Transversity distributions in the nucleon in the large-N_c limit
P. Schweitzer, D. Urbano, M. V. Polyakov, C. Weiss, P. V. Pobylitsa, K. Goeke
TL;DR
The paper computes quark and antiquark transversity distributions at a low normalization point within the large-$N_c$ chiral quark-soliton model, revealing that isovector transversity dominates at leading order while isosinglet transversity is subleading. It develops master formulas based on the quark Green function in a rotating hedgehog background, analyzes ultraviolet regularization and an anomaly-like phenomenon, and provides detailed numerical results including tensor charges and antiquark behavior. The authors compare transversity to helicity distributions, show qualitative and quantitative differences—especially for antiquarks—and use the results to predict Drell–Yan spin asymmetries, finding sizable deviations from naive $δq(x)=Δq(x)$ assumptions. Overall, the work demonstrates the distinctive large-$N_c$ dynamics of transversity and its potential experimental implications, while ensuring consistency with large-$N_c inequalities and providing guidance for interpreting spin-physics measurements.
Abstract
We compute the quark and antiquark transversity distributions in the nucleon at a low normalization point of 600 MeV in the large-$N_c$ limit, where the nucleon can be described as a soliton of an effective chiral theory (chiral quark-soliton model).
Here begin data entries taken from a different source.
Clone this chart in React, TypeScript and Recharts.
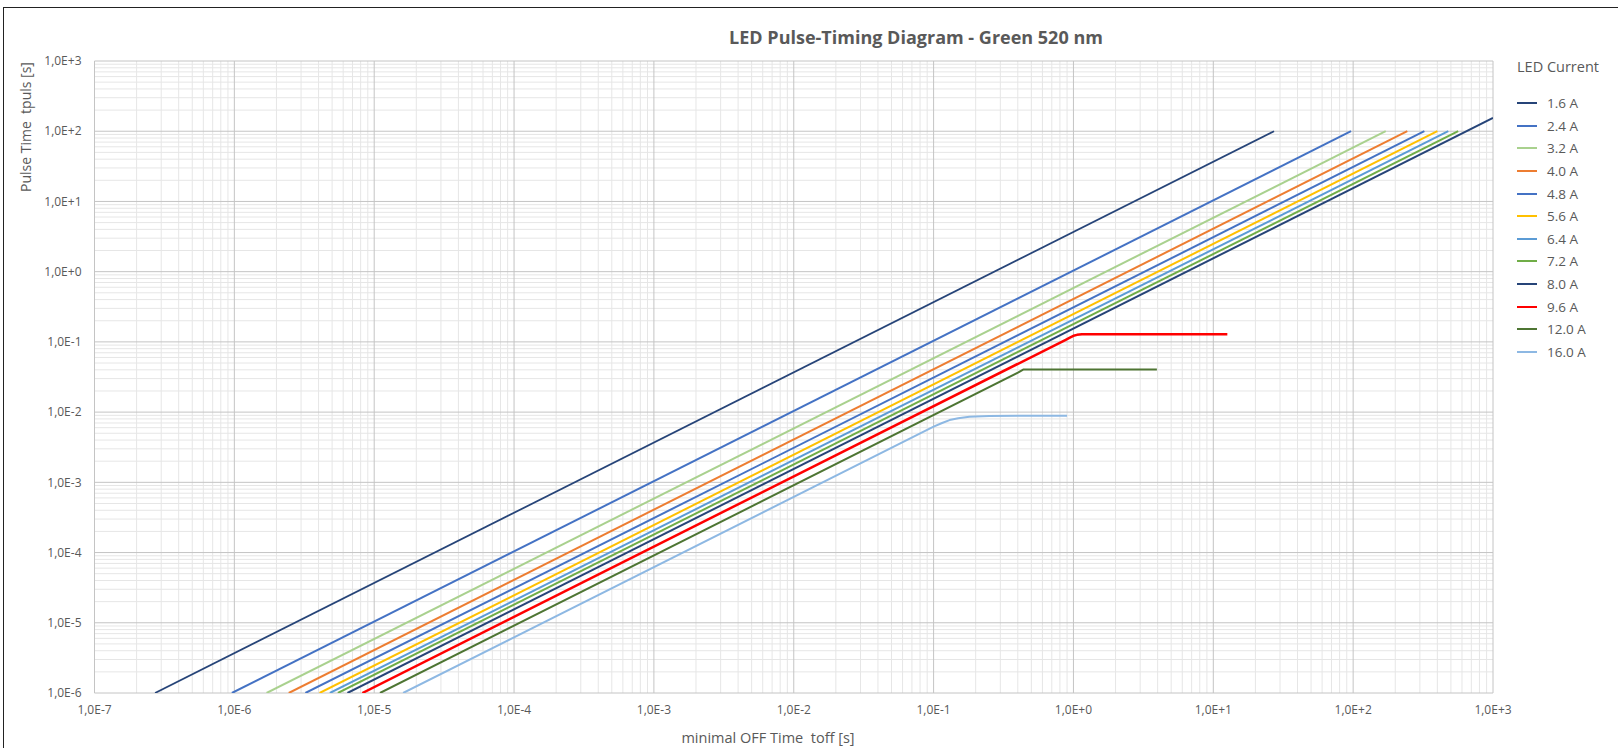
import { CartesianGrid, Line, LineChart, XAxis, YAxis } from "recharts";

const TEXT = "#595959";
const FONT = "'Open Sans', 'Noto Sans', sans-serif";

// decade ticks (log axes)
const X_TICKS = [1e-7, 1e-6, 1e-5, 1e-4, 1e-3, 1e-2, 1e-1, 1e0, 1e1, 1e2, 1e3];
const Y_TICKS = [1e-6, 1e-5, 1e-4, 1e-3, 1e-2, 1e-1, 1e0, 1e1, 1e2, 1e3];
const MINOR = [2, 3, 4, 5, 6, 7, 8, 9];

const CURRENTS = ["1.6 A", "2.4 A", "3.2 A", "4.0 A", "4.8 A", "5.6 A", "6.4 A", "7.2 A", "8.0 A", "9.6 A", "12.0 A", "16.0 A"];
const COLORS = ["#264478", "#4472C4", "#A9D18E", "#ED7D31", "#4472C4", "#FFC000", "#5B9BD5", "#70AD47", "#264478", "#FF0000", "#4E7533", "#8DB8E3"];

// [toff, tpuls]
const A16 = [[2.71e-7, 1e-6], [27.2, 100]];
const A24 = [[9.6e-7, 1e-6], [96.6, 100]];
const A32 = [[1.7e-6, 1e-6], [171, 100]];
const A40 = [[2.45e-6, 1e-6], [244, 100]];
const A48 = [[3.22e-6, 1e-6], [323, 100]];
const A56 = [[4.07e-6, 1e-6], [400, 100]];
const A64 = [[4.82e-6, 1e-6], [479, 100]];
const A72 = [[5.5e-6, 1e-6], [564, 100]];
const A80 = [[6.44e-6, 1e-6], [1000, 155]];
const A96 = [[8.23e-6, 1e-6], [0.88, 0.107], [0.95, 0.116], [1.0, 0.122], [1.06, 0.126], [1.15, 0.128], [12.6, 0.128]];
const A120 = [[1.1e-5, 1e-6], [0.404, 0.0367], [0.44, 0.0405], [3.95, 0.0405]];
const A160 = [[1.61e-5, 1e-6], [0.1, 0.0062], [0.115, 0.007], [0.13, 0.0077], [0.15, 0.0082], [0.18, 0.0086], [0.25, 0.0088], [0.5, 0.0089], [0.9, 0.0089]];

const SERIES = [A16, A24, A32, A40, A48, A56, A64, A72, A80, A96, A120, A160];

const minorOf = (decades: number[]) =>
  decades.slice(0, -1).flatMap((d) => MINOR.map((m) => d * m));

const fmtExp = (v: number) => {
  const e = Math.round(Math.log10(v));
  return `1,0E${e < 0 ? "-" : "+"}${Math.abs(e)}`;
};

function LegendBox() {
  return (
    <div style={{ position: "absolute", left: 1517, top: 56, color: TEXT, fontFamily: FONT }}>
      <div style={{ fontSize: 14.5, height: 22, lineHeight: "22px", marginBottom: 14 }}>LED Current</div>
      {CURRENTS.map((c, i) => (
        <div key={c} style={{ display: "flex", alignItems: "center", height: 22.6, fontSize: 13.5 }}>
          <svg width={20} height={4} style={{ marginRight: 10 }}>
            <line x1={0} y1={2} x2={20} y2={2} stroke={COLORS[i]} strokeWidth={2} />
          </svg>
          {c}
        </div>
      ))}
    </div>
  );
}

export default function App() {
  const tickStyle = { fill: TEXT, fontSize: 12, fontFamily: FONT };
  return (
    <div style={{ position: "absolute", left: 0, top: 0, width: 1618, height: 748, background: "#fff", fontFamily: FONT }}>
      <div
        style={{
          position: "absolute",
          left: 3,
          top: 7,
          width: 1620,
          height: 750,
          borderLeft: "1.5px solid #222",
          borderTop: "1.5px solid #222",
        }}
      />
      <div
        style={{
          position: "absolute",
          left: 0,
          width: 1832,
          top: 25,
          textAlign: "center",
          fontSize: 18,
          fontWeight: 700,
          color: TEXT,
        }}
      >
        LED Pulse-Timing Diagram - Green 520 nm
      </div>
      <div
        style={{
          position: "absolute",
          left: 25,
          top: 127,
          transform: "translate(-50%, -50%) rotate(-90deg)",
          whiteSpace: "pre",
          fontSize: 14,
          color: TEXT,
        }}
      >
        {"Pulse Time  tpuls [s]"}
      </div>
      <div
        style={{
          position: "absolute",
          left: 768,
          top: 737,
          transform: "translate(-50%, -50%)",
          whiteSpace: "pre",
          fontSize: 14.5,
          color: TEXT,
        }}
      >
        {"minimal OFF Time  toff [s]"}
      </div>
      <LineChart
        width={1618}
        height={748}
        margin={{ top: 61, right: 125, bottom: 25, left: 14.5 }}
        style={{ position: "absolute", left: 0, top: 0 }}
      >
        <CartesianGrid
          stroke="#e6e6e6"
          verticalValues={minorOf(X_TICKS)}
          horizontalValues={minorOf(Y_TICKS)}
        />
        <CartesianGrid stroke="#c4c4c4" />
        <XAxis
          type="number"
          dataKey="0"
          scale="log"
          domain={[1e-7, 1e3]}
          ticks={X_TICKS}
          allowDataOverflow
          tickFormatter={fmtExp}
          axisLine={false}
          tickLine={false}
          tickSize={0}
          tickMargin={12}
          height={30}
          tick={tickStyle}
          interval={0}
        />
        <YAxis
          type="number"
          dataKey="1"
          scale="log"
          domain={[1e-6, 1e3]}
          ticks={Y_TICKS}
          allowDataOverflow
          tickFormatter={fmtExp}
          axisLine={false}
          tickLine={false}
          tickSize={0}
          tickMargin={13}
          width={80}
          tick={tickStyle}
          interval={0}
        />
        {SERIES.map((s, i) => (
          <Line
            key={CURRENTS[i]}
            name={CURRENTS[i]}
            data={s}
            dataKey="1"
            type="linear"
            stroke={COLORS[i]}
            strokeWidth={i === 0 ? 1.75 : i === 9 ? 2.5 : 2}
            strokeLinejoin="round"
            dot={false}
            activeDot={false}
            isAnimationActive={false}
          />
        ))}
      </LineChart>
      <LegendBox />
    </div>
  );
}
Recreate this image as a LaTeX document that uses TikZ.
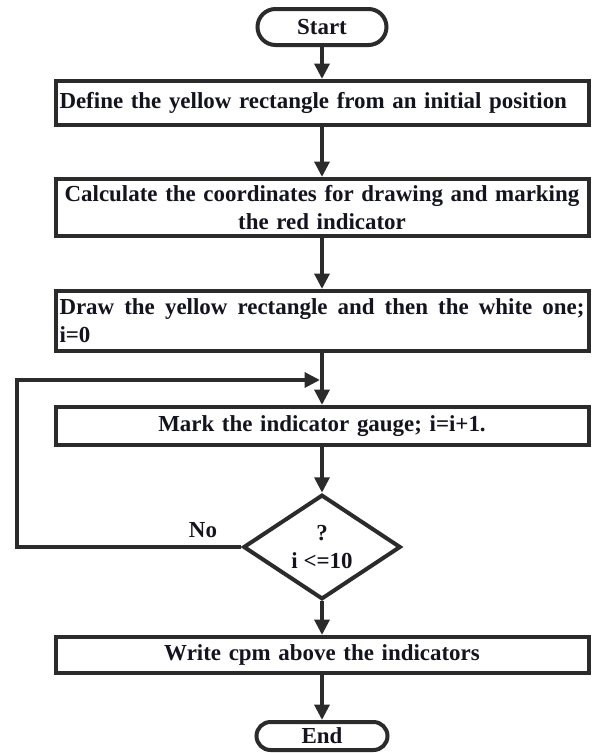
\documentclass[tikz,border=0pt]{standalone}
\usepackage{fontspec}
\setmainfont{Liberation Serif}
\usetikzlibrary{shapes.geometric,arrows.meta}
\definecolor{ln}{HTML}{2B2B2B}
\definecolor{tx}{HTML}{141420}
\begin{document}
\begin{tikzpicture}[x=0.75pt,y=-0.75pt,
  font=\fontsize{17.2}{21}\selectfont\bfseries,
  every node/.style={text=tx},
  box/.style={draw=ln, line width=3pt, fill=white, inner xsep=3pt, inner ysep=0pt,
    minimum width=399.75pt, text width=393.75pt},
  term/.style={draw=ln, line width=3pt, fill=white, inner sep=0pt},
  dia/.style={diamond, draw=ln, line width=3pt, fill=white, inner sep=0pt,
    minimum width=118pt, minimum height=73pt, align=center},
  arr/.style={draw=ln, line width=3pt, -{Triangle[length=11.5pt,width=11pt]}}]
\fill[white] (0,0) rectangle (593,753);
\useasboundingbox (0,0) rectangle (593,753);

\node[term, rounded corners=13.5pt, minimum width=96.75pt, minimum height=27pt] (st) at (322,27) {Start};
\node[box, minimum height=33pt, align=left] (b1) at (322,103) {Define the yellow rectangle from an initial position};
\node[box, minimum height=42.75pt, align=center] (b2) at (322,207.5) {Calculate the coordinates for drawing and marking\\the red indicator};
\node[box, minimum height=45pt, align=justify] (b3) at (322,321) {Draw the yellow rectangle and then the white one;\linebreak i=0};
\node[box, minimum height=28.5pt, align=center] (b4) at (322,426) {Mark the indicator gauge; i=i+1.};
\node[dia] (dec) at (322,547) {?\\i <=10};
\node (no) at (203,530) {No};
\node[box, minimum height=27pt, align=center] (b5) at (322,655) {Write cpm above the indicators};
\node[term, rounded corners=10.5pt, minimum width=98.25pt, minimum height=21pt] (en) at (322,736) {End};

\coordinate (lpt) at (17,380);
\coordinate (jn) at (320,380);

\draw[arr] (st) -- (b1);
\draw[arr] (b1) -- (b2);
\draw[arr] (b2) -- (b3);
\draw[arr] (b3) -- (b4);
\draw[arr] (b4) -- (dec);
\draw[arr] (dec) -- (b5);
\draw[arr] (b5) -- (en);
\draw[arr] (dec.west) -| (lpt) -- (jn);
\end{tikzpicture}
\end{document}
The flavor-nonsinglet distributions, $δu(x) - δd(x)$ and $δ\bar u(x) - δ\bar d(x)$, appear in leading order of the $1/N_c$-expansion, while the flavor-singlet distributions, $δu(x) + δd(x)$ and $δ\bar u(x) + δ\bar d(x)$, are non-zero only in next-to-leading order. The transversity quark and antiquark distributions are found to be significantly different from the longitudinally polarized distributions $Δu (x) \pm Δd (x)$ and $Δ\bar u (x) \pm Δ\bar d (x)$, respectively, in contrast to the prediction of the naive non-relativistic quark model. We show that this affects the predictions for the spin asymmetries in Drell-Yan pair production in transversely polarized pp and ppbar collisions.